Boardwalks, lagoons and blistered boots
The parish slots into the Protected Landscape of Bertiandos and São Pedro de Arcos like a hand in a well-worn glove – albeit a glove twitching with wildlife. Wooden boardwalks cross boggy woods where mosquitoes hold raves; herons and mallards argue over sunset real estate on the mirror-bright lagoons. Two less-noticed pilgrim routes also pass through here: the Portuguese Central and the Nascente caminos to Santiago, funnelling walkers with boots like burnt toast and rucksacks apparently containing entire kitchens. They stop at granite fountains, puzzled by coffee served in knotted plastic bags and convinced that cornmeal loaf must be cake.
Despite appearances, Vitorino has more evening pulse than most rural parishes: a health centre where Dr Ana can read your family history in a single wrinkle, a crèche that counts in Mirandese as well as Portuguese, a day-centre where octogenarians play bisca as though FIFA rankings were at stake, and twenty active associations resisting the demographic maths: 321 over-65s to 160 under-25s. Tiny Navió, meanwhile, compensates with soil so prolific a single allotment out-earns the minimum wage.

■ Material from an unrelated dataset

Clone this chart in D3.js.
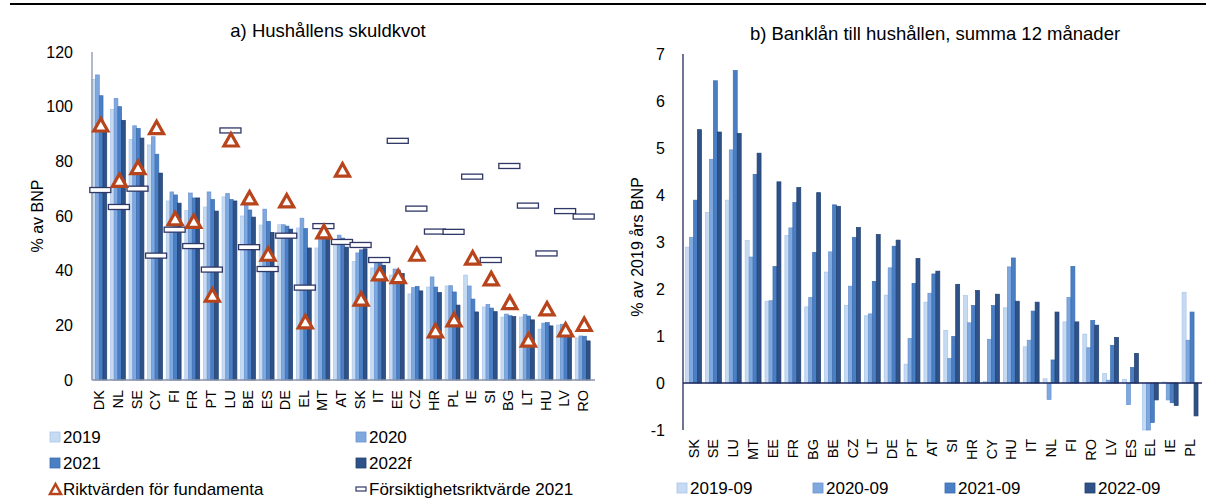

Come late afternoon the light turns the colour of aged Madeira and smoke columns rise dead-vertical, sketching white against the dark-green terraces. The scent – oak, sausage, humid earth – clings to clothes, hair, memory. Long after you’ve left, when you’re back in a city tasting diesel instead of dawn, you’ll recall it like the smell of your grandmother’s hallway – and feel the tug northwards.